Plus on va acquérir d’expérience en matière de destruction de rapport d’autorité, plus facilement on esquivera les pièges qui vont se présenter au fil du temps. Il est donc essentiel d’expérimenter dans une sphère de proximité, à petite échelle, les lois que l’on souhaiterait voir opérer dans un champ social plus vaste : entreprise, commune, syndicat, groupe d’action revendicative, sont d’excellents champs expérimentaux. Rotation des tâches, mandat impératif, contrôle permanent, limitation en durée de l’exercice d’une délégation sont autant de principes qu’il faut tester et affiner au quotidien. Si l’on ne réussit pas à mettre en place de nouvelles règles de fonctionnement dans un collectif réduit, il y a peu de chances qu’elles soient viables dans une communauté plus vaste. Des expériences ont eu lieu au cours de l’histoire populaire ; mieux les connaître permet d’éviter certains écueils.
Se pose alors la question du « point de rupture ». Jusqu’à quel stade le fruit va-t-il accepter le développement de vers en son sein, avant de mettre en marche ses mécanismes d’auto-défense ? La date anniversaire du 11 septembre chilien est là pour nous rappeler que lorsque l’ordre établi mondial estime que la ligne rouge a été franchie, il n’y a que quelques pions à déplacer sur l’échiquier pour rétablir la situation… Exit Salvador Allende avec l’aide de l’armée et le soutien actif du gouvernement étatsunien… Bienvenue Pinochet et de longues années de souffrance. Jusqu’à quel point l’ordre économique mondial peut-il supporter qu’un pays ne devienne ingouvernable à cause de la multiplication des structures économiques parallèles, de la désobéissance civile généralisée, et le désintérêt d’une large fraction de la population pour ce qui se passe dans les hautes sphères de la politique ? La réponse nous ne la connaissons pas encore, mais il est deux vérités qu’il ne faut pas oublier : l’internationalisme incontournable de la subversion et la recherche de formes nouvelles d’auto-défense (la non-violence tactique et non formelle en fait partie à mon avis). Nous ne ferons pas l’économie d’une rupture de type « révolution » ; il est simplement important de se dire que la forme que prendra celle-ci reste encore à inventer, et que les schémas de 1789, 1848 ou 1917 ne sont plus forcément applicables à notre réalité actuelle. Il est probable que des pavés continueront à voler, mais ce n’est pas sur une barricade que la naissance d’une société nouvelle aura lieu ! Cette idée est un miroir aux alouettes aussi dangereux que le parlementarisme. Il nous faut – d’urgence – d’autres perspectives que le fusil ou le bulletin de vote !

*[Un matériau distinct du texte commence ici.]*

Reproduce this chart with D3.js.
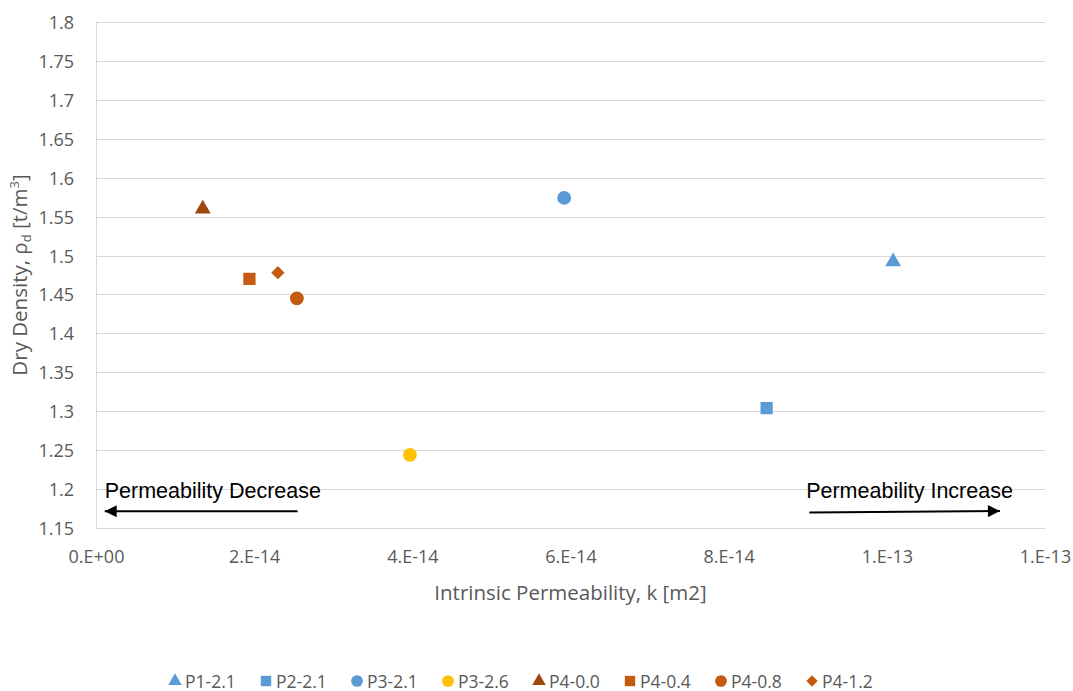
<!DOCTYPE html>
<html>
<head>
<meta charset="utf-8">
<script src="https://cdn.jsdelivr.net/npm/d3@7"></script>
<style>
	body { margin: 0; background: #fff; }
	text { font-family: "Open Sans", "Noto Sans", sans-serif; }
</style>
</head>
<body>
<div id="chart"></div>
<script>
// data
var seriesNames = ["P1-2.1", "P2-2.1", "P3-2.1", "P3-2.6", "P4-0.0", "P4-0.4", "P4-0.8", "P4-1.2"];
var permeability = [1.008e-13, 8.48e-14, 5.92e-14, 3.97e-14, 1.35e-14, 1.94e-14, 2.54e-14, 2.30e-14];
var dryDensity = [1.492, 1.304, 1.574, 1.244, 1.560, 1.470, 1.445, 1.478];
var markerShapes = ["triangle", "square", "circle", "circle", "triangle", "square", "circle", "diamond"];
var markerColors = ["#5b9bd5", "#5b9bd5", "#5b9bd5", "#ffc000", "#9e480e", "#c55a11", "#c55a11", "#c55a11"];

var xTicks = [0, 2e-14, 4e-14, 6e-14, 8e-14, 1e-13, 1.2e-13];
var xTickLabels = ["0.E+00", "2.E-14", "4.E-14", "6.E-14", "8.E-14", "1.E-13", "1.E-13"];
var yTicks = [1.15, 1.2, 1.25, 1.3, 1.35, 1.4, 1.45, 1.5, 1.55, 1.6, 1.65, 1.7, 1.75, 1.8];

// annotation arrows, in data units
var arrowText = ["Permeability Decrease", "Permeability Increase"];
var arrowFrom = [[2.55e-14, 1.1715], [9.02e-14, 1.1700]];
var arrowTo = [[1.1e-15, 1.1715], [1.143e-13, 1.1718]];
var arrowLabelAt = [[1.1e-15, 1.1885], [8.98e-14, 1.1885]];

var width = 1073, height = 691;
var margin = {top: 22, right: 28, bottom: 163, left: 96};

var svg = d3.select("#chart").append("svg")
	.attr("width", width)
	.attr("height", height);

var x = d3.scaleLinear().domain([0, 1.2e-13]).range([margin.left, width - margin.right]);
var y = d3.scaleLinear().domain([1.15, 1.8]).range([height - margin.bottom, margin.top]);

// gridlines
svg.append("g")
	.selectAll("line")
	.data(yTicks)
	.enter().append("line")
	.attr("x1", x(0)).attr("x2", x(1.2e-13))
	.attr("y1", function(d){ return Math.round(y(d)) + 0.5; })
	.attr("y2", function(d){ return Math.round(y(d)) + 0.5; })
	.attr("stroke", "#d9d9d9")
	.attr("stroke-width", 1);

// left axis line
svg.append("line")
	.attr("x1", Math.round(x(0)) + 0.5).attr("x2", Math.round(x(0)) + 0.5)
	.attr("y1", y(1.8)).attr("y2", y(1.15))
	.attr("stroke", "#d9d9d9");

// y axis
var yAxis = svg.append("g")
	.attr("transform", "translate(" + (x(0) - 19) + ",0)")
	.call(d3.axisLeft(y).tickValues(yTicks).tickSize(0).tickFormat(function(d){ return d3.format("")(+d.toFixed(2)); }));
yAxis.select(".domain").remove();
yAxis.selectAll("text")
	.attr("fill", "#595959")
	.style("font-size", "18px")
	.attr("dy", "0.36em");

// x axis
var xAxis = svg.append("g")
	.attr("transform", "translate(0," + y(1.15) + ")")
	.call(d3.axisBottom(x).tickValues(xTicks).tickSize(0).tickFormat(function(d, i){ return xTickLabels[i]; }));
xAxis.select(".domain").remove();
xAxis.selectAll("text")
	.attr("fill", "#595959")
	.style("font-size", "18px")
	.attr("y", 0)
	.attr("dy", 35);

// axis titles
svg.append("text")
	.attr("x", (x(0) + x(1.2e-13)) / 2)
	.attr("y", 600)
	.attr("text-anchor", "middle")
	.attr("fill", "#595959")
	.style("font-size", "20.5px")
	.text("Intrinsic Permeability, k [m2]");

var yt = svg.append("text")
	.attr("transform", "translate(27," + ((y(1.8) + y(1.15)) / 2) + ") rotate(-90)")
	.attr("text-anchor", "middle")
	.attr("fill", "#595959")
	.style("font-size", "20.5px");
yt.append("tspan").text("Dry Density, ρ");
yt.append("tspan").attr("dy", 4).style("font-size", "13px").text("d");
yt.append("tspan").attr("dy", -4).text(" [t/m");
yt.append("tspan").attr("dy", -8).style("font-size", "13px").text("3");
yt.append("tspan").attr("dy", 8).text("]");

function symbolFor(shape, k){
	if(shape == "triangle") return d3.symbol().type(d3.symbolTriangle).size(110 * k)();
	if(shape == "square") return d3.symbol().type(d3.symbolSquare).size(150 * k)();
	if(shape == "diamond") return d3.symbol().type(d3.symbolSquare).size(90 * k)();
	return d3.symbol().type(d3.symbolCircle).size(150 * k)();
}
function placeMarker(shape, px, py){
	return "translate(" + px + "," + py + ")" + (shape == "diamond" ? " rotate(45)" : "");
}

// points
svg.append("g")
	.selectAll("path")
	.data(seriesNames)
	.enter().append("path")
	.attr("d", function(d, i){ return symbolFor(markerShapes[i], 1); })
	.attr("transform", function(d, i){ return placeMarker(markerShapes[i], x(permeability[i]), y(dryDensity[i])); })
	.attr("fill", function(d, i){ return markerColors[i]; });

// arrows
svg.append("defs").append("marker")
	.attr("id", "head")
	.attr("viewBox", "0 0 10 10")
	.attr("refX", 10).attr("refY", 5)
	.attr("markerWidth", 6.5).attr("markerHeight", 6)
	.attr("orient", "auto")
	.append("path")
	.attr("d", "M0,0L10,5L0,10Z")
	.attr("fill", "#000");

for (var i = 0; i < arrowText.length; i++) {
	svg.append("line")
		.attr("x1", x(arrowFrom[i][0])).attr("y1", y(arrowFrom[i][1]))
		.attr("x2", x(arrowTo[i][0])).attr("y2", y(arrowTo[i][1]))
		.attr("stroke", "#000")
		.attr("stroke-width", 2)
		.attr("marker-end", "url(#head)");
	svg.append("text")
		.attr("x", x(arrowLabelAt[i][0]))
		.attr("y", y(arrowLabelAt[i][1]))
		.style("font-family", "'Liberation Sans', Arial, sans-serif")
		.style("font-size", "21.5px")
		.attr("fill", "#000")
		.text(arrowText[i]);
}

// legend
var lx = d3.scalePoint().domain(seriesNames).range([175, 812]);
var legend = svg.append("g")
	.selectAll("g")
	.data(seriesNames)
	.enter().append("g")
	.attr("transform", function(d){ return "translate(" + lx(d) + ",681)"; });
legend.append("path")
	.attr("d", function(d, i){ return symbolFor(markerShapes[i], 0.72); })
	.attr("transform", function(d, i){ return markerShapes[i] == "diamond" ? "rotate(45)" : null; })
	.attr("fill", function(d, i){ return markerColors[i]; });
legend.append("text")
	.attr("x", 10)
	.attr("y", 6.5)
	.attr("fill", "#595959")
	.style("font-size", "17.5px")
	.text(function(d){ return d; });
</script>
</body>
</html>
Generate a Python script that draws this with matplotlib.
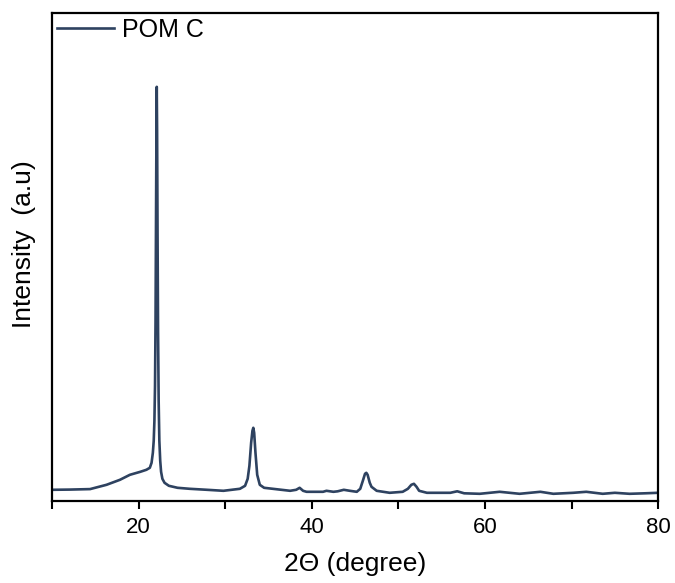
import matplotlib
matplotlib.use("Agg")
import matplotlib.pyplot as plt
from matplotlib.ticker import MultipleLocator

plt.rcParams['font.family'] = ['Liberation Sans', 'DejaVu Sans']

# Datos (2theta en grados, intensidad en unidades arbitrarias)
two_theta = [10.0, 12.0, 14.4, 16.3, 17.85, 19.0, 20.2, 20.9, 21.3, 21.5,
             21.65, 21.75, 21.83, 21.9, 21.96, 22.02, 22.07, 22.1, 22.14, 22.19,
             22.25, 22.32, 22.4, 22.5, 22.6, 22.75, 23.0, 23.5, 24.5, 25.9, 27.9,
             29.8, 31.7, 32.3, 32.6, 32.8, 33.0, 33.15, 33.25, 33.35, 33.5,
             33.7, 34.0, 34.5, 35.5, 37.5, 38.2, 38.6, 39.0, 39.4, 41.3,
             41.7, 42.5, 43.0, 43.7, 44.4, 45.2, 45.6, 45.9, 46.15, 46.3,
             46.45, 46.7, 46.9, 47.5, 49.0, 50.5, 51.1, 51.5, 51.8, 52.1,
             52.4, 53.3, 56.0, 56.8, 57.6, 59.4, 61.7, 64.0, 66.4, 67.9,
             70.2, 71.7, 73.6, 75.0, 76.7, 78.5, 80.0]
intensity = [11, 11.2, 11.7, 16, 21, 26, 29, 31, 33, 38,
             48, 60, 80, 115, 180, 290, 380, 414, 370, 270,
             170, 100, 60, 40, 29, 22, 18, 15, 13, 12, 11,
             10, 12, 15, 22, 35, 58, 70, 73, 68, 48,
             26, 16, 13, 12, 10, 11, 13, 10, 9, 9,
             10, 9, 9.5, 11, 10, 9, 12, 20, 27, 28,
             26, 18, 14, 10, 8, 9, 12, 16, 17, 14,
             10, 8, 8, 9.5, 7.5, 7, 9, 7, 9, 7,
             8, 9, 7, 8, 7, 7.5, 8]

leyenda = "POM C"
color_linea = "#2e4260"

fig = plt.figure(figsize=(6.75, 5.83), dpi=100)
ax = fig.add_axes([0.077, 0.141, 0.898, 0.837])

ax.plot(two_theta, intensity, color=color_linea, lw=1.9, label=leyenda,
        solid_joinstyle="round")

ax.set_xlim(10, 80)
ax.set_ylim(0, 488)
ax.xaxis.set_major_locator(MultipleLocator(20))
ax.xaxis.set_minor_locator(MultipleLocator(10))
ax.tick_params(axis="x", which="both", direction="out", length=6, width=1.5,
               labelsize=16, pad=6)
ax.set_yticks([])
for s in ax.spines.values():
    s.set_linewidth(1.6)

ax.set_xlabel("2Θ (degree)", fontsize=19, labelpad=10)
ax.set_ylabel("Intensity  (a.u)", fontsize=19)
ax.yaxis.set_label_coords(-0.027, 0.525)

ax.legend(loc="upper left", frameon=False, fontsize=18, handlelength=2.3,
          handletextpad=0.3, borderaxespad=0.1, borderpad=0.1)

fig.savefig("out.png", dpi=100)
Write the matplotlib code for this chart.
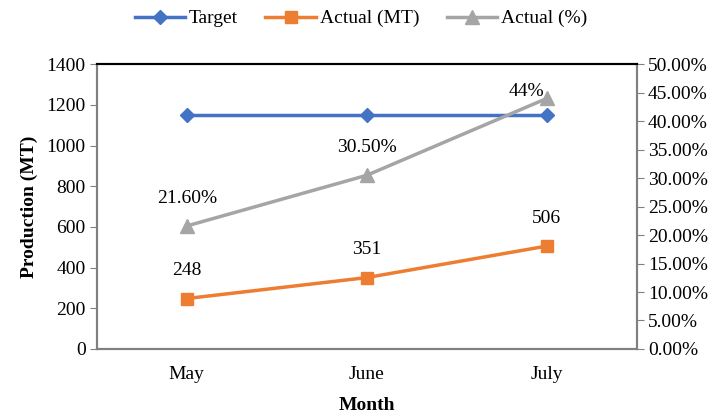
import numpy as np
import matplotlib
matplotlib.use("Agg")
import matplotlib.pyplot as plt
from matplotlib.ticker import FuncFormatter

plt.rcParams['font.family'] = ['Liberation Serif', 'DejaVu Serif']

months = ["May", "June", "July"]
target = [1150, 1150, 1150]
actual_mt = [248, 351, 506]
actual_pct = [21.6, 30.5, 44.0]
pct_labels = ["21.60%", "30.50%", "44%"]

blue = "#4472C4"
orange = "#ED7D31"
gray = "#A5A5A5"

fig = plt.figure(figsize=(7.22, 4.12), dpi=100)
ax = fig.add_axes([0.134, 0.153, 0.748, 0.691])
ax2 = ax.twinx()

x = np.arange(len(months))
l1, = ax.plot(x, target, color=blue, lw=2.5, marker="D", ms=7.5, label="Target")
l2, = ax.plot(x, actual_mt, color=orange, lw=2.5, marker="s", ms=9, label="Actual (MT)")
l3, = ax2.plot(x, actual_pct, color=gray, lw=2.5, marker="^", ms=10, label="Actual (%)")

# etiquetas de datos
for xi, v in zip(x, actual_mt):
    ax.annotate(str(v), (xi, v), xytext=(0, 20), textcoords="offset points",
                ha="center", va="center", fontsize=14)
for xi, v, t in zip(x, actual_pct, pct_labels):
    if xi == 2:
        ax2.annotate(t, (xi, v), xytext=(-2, 5), textcoords="offset points",
                     ha="right", va="center", fontsize=14)
    else:
        ax2.annotate(t, (xi, v), xytext=(0, 20), textcoords="offset points",
                     ha="center", va="center", fontsize=14)

ax.set_xlim(-0.5, 2.5)
ax.set_ylim(0, 1400)
ax.set_yticks(np.arange(0, 1401, 200))
ax2.set_ylim(0, 50)
ax2.set_yticks(np.arange(0, 50.1, 5))
ax2.yaxis.set_major_formatter(FuncFormatter(lambda v, p: f"{v:.2f}%"))

ax.set_xticks(x)
ax.set_xticklabels(months)
ax.tick_params(axis="x", length=0, labelsize=14, pad=12)
ax.tick_params(axis="y", labelsize=14, color="#808080", length=5, pad=3)
ax2.tick_params(axis="y", labelsize=14, color="#808080", length=5, pad=3)

for a in (ax, ax2):
    for s in ("left", "right", "bottom"):
        a.spines[s].set_color("#808080")
        a.spines[s].set_linewidth(1.5)
    a.spines["top"].set_color("black")
    a.spines["top"].set_linewidth(1.5)

ax.set_xlabel("Month", fontsize=14, fontweight="bold", labelpad=10)
ax.set_ylabel("Production (MT)", fontsize=14, fontweight="bold", labelpad=6)

fig.legend(handles=[l1, l2, l3], loc="center", bbox_to_anchor=(0.5, 0.955),
           ncol=3, frameon=False, fontsize=14, handlelength=2.6, columnspacing=1.4,
           handletextpad=0.2)

fig.savefig("out.png", dpi=100)
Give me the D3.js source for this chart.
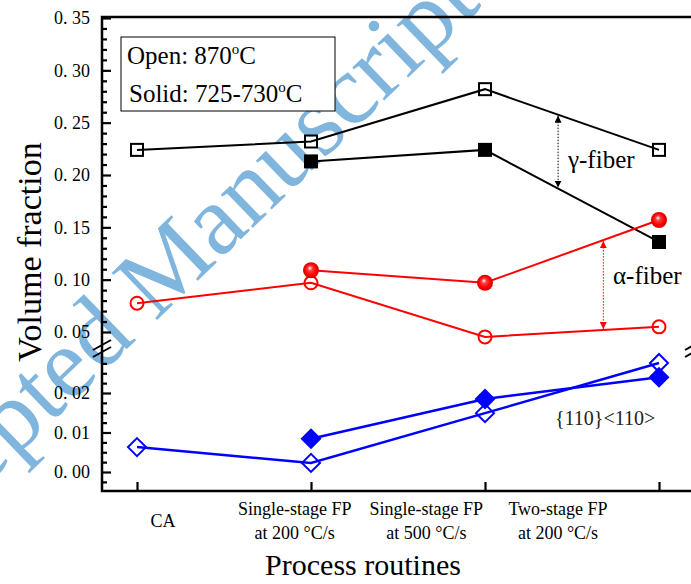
<!DOCTYPE html>
<meta charset="utf-8">
<script src="https://d3js.org/d3.v7.min.js"></script>
<style>
  body { margin: 0; background: #fff; }
  text { font-family: "Liberation Serif", "Times New Roman", serif; }
</style>
<div id="chart"></div>
<script>
  // categories and values
  var routines = ["CA", "SS200", "SS500", "TS200"];
  var routineLabels = [["CA"], ["Single-stage FP", "at 200 \u00b0C/s"], ["Single-stage FP", "at 500 \u00b0C/s"], ["Two-stage FP", "at 200 \u00b0C/s"]];
  var gammaOpen = [0.224, 0.232, 0.282, 0.224];
  var gammaSolid = [null, 0.213, 0.224, 0.136];
  var alphaOpen = [0.0775, 0.097, 0.0453, 0.0549];
  var alphaSolid = [null, 0.109, 0.097, 0.157];
  var rotOpen = [0.0063, 0.0023, 0.0149, 0.0276];
  var rotSolid = [null, 0.0084, 0.0185, 0.024];
  var upperTicks = [0.05, 0.10, 0.15, 0.20, 0.25, 0.30, 0.35];
  var lowerTicks = [0.00, 0.01, 0.02];

  var width = 691, height = 584;
  var plotLeft = 102, plotRight = 694, plotTop = 17, plotBottom = 491;

  var svg = d3.select("#chart").append("svg")
    .attr("width", width).attr("height", height);

  var defs = svg.append("defs");
  var grad = defs.append("radialGradient").attr("id", "ball")
    .attr("cx", "50%").attr("cy", "50%").attr("r", "50%")
    .attr("fx", "42%").attr("fy", "35%");
  grad.append("stop").attr("offset", "0%").attr("stop-color", "#ffffff");
  grad.append("stop").attr("offset", "30%").attr("stop-color", "#ff4040");
  grad.append("stop").attr("offset", "70%").attr("stop-color", "#ff0000");
  grad.append("stop").attr("offset", "100%").attr("stop-color", "#d00000");

  ["black", "red"].forEach(function (c) {
    defs.append("marker").attr("id", "arr-" + c)
      .attr("viewBox", "0 0 10 10").attr("refX", 10).attr("refY", 5)
      .attr("markerWidth", 7).attr("markerHeight", 7)
      .attr("markerUnits", "userSpaceOnUse")
      .attr("orient", "auto-start-reverse")
      .append("path").attr("d", "M0,0L10,5L0,10Z").attr("fill", c);
  });

  // watermark
  var wm = svg.append("g").attr("transform", "translate(155,322) rotate(-44)")
    .style("font-size", "100px").attr("fill", "#80b5de");
  wm.append("text").attr("x", -25).attr("text-anchor", "end").text("Accepted");
  wm.append("text").attr("x", 0).text("Manuscript");

  // scales
  var x = d3.scalePoint().domain(routines).range([137, 659]);
  var xLabel = d3.scalePoint().domain(routines).range([163, 558]);
  var yUp = d3.scaleLinear().domain([0.05, 0.35]).range([332, 18]);
  var yLow = d3.scaleLinear().domain([0, 0.02]).range([472, 393]);
  function y(v) { return v >= 0.035 ? yUp(v) : yLow(v); }

  function fmt(v) { return d3.format(".2f")(v).replace(".", ". "); }

  // y axis, upper segment
  svg.append("g").attr("transform", "translate(" + plotLeft + ",0)")
    .call(d3.axisLeft(yUp).tickValues(upperTicks).tickSize(-9).tickPadding(12).tickFormat(fmt));
  svg.append("g").attr("transform", "translate(" + plotLeft + ",0)")
    .call(d3.axisLeft(yUp).tickValues(d3.range(6, 35).filter(function (i) { return i % 5 != 0; }).map(function (i) { return i / 100; }))
      .tickSize(-5).tickFormat(""));
  // y axis, lower segment
  svg.append("g").attr("transform", "translate(" + plotLeft + ",0)")
    .call(d3.axisLeft(yLow).tickValues(lowerTicks).tickSize(-9).tickPadding(12).tickFormat(fmt));
  svg.append("g").attr("transform", "translate(" + plotLeft + ",0)")
    .call(d3.axisLeft(yLow).tickValues(d3.range(-1, 12).filter(function (i) { return i % 4 != 0; }).map(function (i) { return i * 0.0025; }))
      .tickSize(-5).tickFormat(""));
  // x axis
  svg.append("g").attr("transform", "translate(0," + plotBottom + ")")
    .call(d3.axisBottom(x).tickSize(-9).tickFormat(""));

  svg.selectAll(".domain").remove();
  svg.selectAll(".tick line").attr("stroke", "#000").attr("stroke-width", 2.2);
  svg.selectAll(".tick text").attr("fill", "#000").style("font-size", "18px")
    .style("font-family", "'Liberation Serif', serif");

  // frame
  svg.append("path")
    .attr("d", "M" + plotLeft + "," + plotTop + "H" + plotRight + "V" + plotBottom + "H" + plotLeft + "Z")
    .attr("fill", "none").attr("stroke", "#000").attr("stroke-width", 2.5);

  // break marks
  [[plotLeft, 345], [plotLeft, 352], [plotRight, 345], [plotRight, 352]].forEach(function (p) {
    svg.append("line")
      .attr("x1", p[0] - 9).attr("y1", p[1] + 5)
      .attr("x2", p[0] + 9).attr("y2", p[1] - 5)
      .attr("stroke", "#000").attr("stroke-width", 2);
  });

  // x tick labels
  routineLabels.forEach(function (lines, i) {
    var t = svg.append("text").attr("text-anchor", "middle").style("font-size", "18px");
    if (lines.length == 1) {
      t.attr("x", xLabel(routines[i])).attr("y", 527).text(lines[0]);
    } else {
      lines.forEach(function (s, j) {
        t.append("tspan").attr("x", xLabel(routines[i])).attr("y", 515 + j * 24).text(s);
      });
    }
  });

  // axis titles
  svg.append("text").attr("x", 363).attr("y", 575).attr("text-anchor", "middle")
    .style("font-size", "30px").text("Process routines");
  svg.append("text").attr("transform", "translate(41,252) rotate(-90)")
    .attr("text-anchor", "middle").style("font-size", "34px").text("Volume fraction");

  // legend box
  svg.append("rect").attr("x", 121).attr("y", 37).attr("width", 214).attr("height", 74)
    .attr("fill", "#fff").attr("stroke", "#000").attr("stroke-width", 1);
  var l1 = svg.append("text").attr("x", 127).attr("y", 64).style("font-size", "25px");
  l1.append("tspan").text("Open: 870");
  l1.append("tspan").attr("dy", -10).style("font-size", "15px").text("o");
  l1.append("tspan").attr("dy", 10).text("C");
  var l2 = svg.append("text").attr("x", 129).attr("y", 102).style("font-size", "25px");
  l2.append("tspan").text("Solid: 725-730");
  l2.append("tspan").attr("dy", -10).style("font-size", "15px").text("o");
  l2.append("tspan").attr("dy", 10).text("C");

  // series
  function pts(vals) {
    return vals.map(function (v, i) { return { c: routines[i], v: v }; })
      .filter(function (d) { return d.v != null; });
  }
  var line = d3.line().x(function (d) { return x(d.c); }).y(function (d) { return y(d.v); });

  function drawLine(vals, color, w) {
    svg.append("path").datum(pts(vals)).attr("d", line)
      .attr("fill", "none").attr("stroke", color).attr("stroke-width", w);
  }
  drawLine(gammaOpen, "#000", 2);
  drawLine(gammaSolid, "#000", 2);
  drawLine(alphaOpen, "#ff0000", 2);
  drawLine(alphaSolid, "#ff0000", 2);
  drawLine(rotOpen, "#0000ff", 2.5);
  drawLine(rotSolid, "#0000ff", 2.5);

  function diamond(r) { return "M0," + (-r) + "L" + r + ",0L0," + r + "L" + (-r) + ",0Z"; }

  svg.selectAll(".gso").data(pts(gammaSolid)).enter().append("rect")
    .attr("x", function (d) { return x(d.c) - 7; }).attr("y", function (d) { return y(d.v) - 7; })
    .attr("width", 14).attr("height", 14).attr("fill", "#000");
  svg.selectAll(".gop").data(pts(gammaOpen)).enter().append("rect")
    .attr("x", function (d) { return x(d.c) - 6; }).attr("y", function (d) { return y(d.v) - 6; })
    .attr("width", 12).attr("height", 12).attr("fill", "none").attr("stroke", "#000").attr("stroke-width", 2);

  svg.selectAll(".aop").data(pts(alphaOpen)).enter().append("circle")
    .attr("cx", function (d) { return x(d.c); }).attr("cy", function (d) { return y(d.v); })
    .attr("r", 6.5).attr("fill", "none").attr("stroke", "#ff0000").attr("stroke-width", 2);
  svg.selectAll(".aso").data(pts(alphaSolid)).enter().append("circle")
    .attr("cx", function (d) { return x(d.c); }).attr("cy", function (d) { return y(d.v); })
    .attr("r", 8).attr("fill", "url(#ball)");

  svg.selectAll(".rso").data(pts(rotSolid)).enter().append("path")
    .attr("transform", function (d) { return "translate(" + x(d.c) + "," + y(d.v) + ")"; })
    .attr("d", diamond(10.5)).attr("fill", "#0000ff");
  svg.selectAll(".rop").data(pts(rotOpen)).enter().append("path")
    .attr("transform", function (d) { return "translate(" + x(d.c) + "," + y(d.v) + ")"; })
    .attr("d", diamond(9)).attr("fill", "none").attr("stroke", "#0000ff").attr("stroke-width", 2);

  // fiber arrows between the two lines of each pair
  function between(a, b, t) {
    var x0 = x(routines[2]), x1 = x(routines[3]);
    return { x: x0 + t * (x1 - x0), y1: y(a[2]) + t * (y(a[3]) - y(a[2])), y2: y(b[2]) + t * (y(b[3]) - y(b[2])) };
  }
  var g = between(gammaOpen, gammaSolid, 0.42);
  svg.append("line").attr("x1", g.x).attr("x2", g.x).attr("y1", g.y1 + 1).attr("y2", g.y2 - 1)
    .attr("stroke", "#000").attr("stroke-width", 1).attr("stroke-dasharray", "1.5,1.5")
    .attr("marker-start", "url(#arr-black)").attr("marker-end", "url(#arr-black)");
  var a = between(alphaSolid, alphaOpen, 0.68);
  svg.append("line").attr("x1", a.x).attr("x2", a.x).attr("y1", a.y1 + 1).attr("y2", a.y2 - 1)
    .attr("stroke", "#ff0000").attr("stroke-width", 1).attr("stroke-dasharray", "1.5,1.5")
    .attr("marker-start", "url(#arr-red)").attr("marker-end", "url(#arr-red)");

  svg.append("text").attr("x", 568).attr("y", 168).style("font-size", "25px").text("\u03b3-fiber");
  svg.append("text").attr("x", 613).attr("y", 284).style("font-size", "25px").text("\u03b1-fiber");
  svg.append("text").attr("x", 555).attr("y", 425).style("font-size", "20px").attr("fill", "#222").text("{110}<110>");
</script>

Je constate, avec une satisfaction profonde, que les idées libertaires ne sont point passées de mode, bien au contraire. Non seulement la rue en témoigne, si l’on est un tant soi peu attentifs aux revendications portées par les Indignés lors des mouvements revendicatifs ces dernières années, mais l’actualité éditoriale également… A peine sorti le « Maitron » des anarchistes aux éditions de l’Atelier, dictionnaire des militants francophones, travail colossal s’appuyant à la fois sur la toile et sur le papier, que l’on annonce une « Histoire mondiale de l’anarchie« , éditée en commun par Arte et Textuel. La chaîne de télévision annonce d’ailleurs un documentaire en deux parties, « Ni dieu ni maître » en 2015…
En guise de conclusion provisoire, je dirai que ce qui me paraît une approche positive dans cette affaire, c’est de mettre en place, dès à présent, les bases d’une société différente, en espérant que les réalisations et les valeurs prônées soient suffisamment claires, vigoureuses et convaincantes, pour pousser vers la sortie ce monde capitaliste ancien qui nous asphyxie (en démontant par ce faire le mythe selon lequel il s’agit soi disant du seul modèle social possible, sans alternative) ! Il va falloir retrousser les manches très haut et être nombreux à le faire. Nombreux sont les carcans à faire vaciller. Un vœu pieux pour terminer : puisse la jeunesse qui s’est investie dans les divers mouvements d’insoumission de ces dernières années, ne pas retomber dans les mêmes ornières que les générations précédentes.
3 Comments so far...
Rem* Says:
16 septembre 2014 at 20:10.
J’ai un peu tardé à lire ce texte, ayant été trompé par une lecture trop hâtive du titre (j’avais pensé que tu y relaterais un voyage d’été!)…
C’est un très beau texte… qui m’inspire bien, car je fourbis un essai sur ce thème, si j’en ai la force. Et tu m’en donnes, dans les neurones, merci !
D’ailleurs je vais en copier de larges extraits… et, à ma façon, gentille, je vais un peu le piller, te voilà averti !
François Says:
19 septembre 2014 at 09:54.
Ton texte résume bien la situation actuelle et fait totalement écho à mes réflexions. Je pense aussi que le changement ne peut se faire qu’à petite échelle, en espérant qu’il fasse tache d’huile.
Quant à une réaction du système dominant, je suppose qu’elle est effectivement inévitable. Une des formes qu’elle prendra en tout cas est celle (déjà utilisée très activement) de la récupération par le marketing.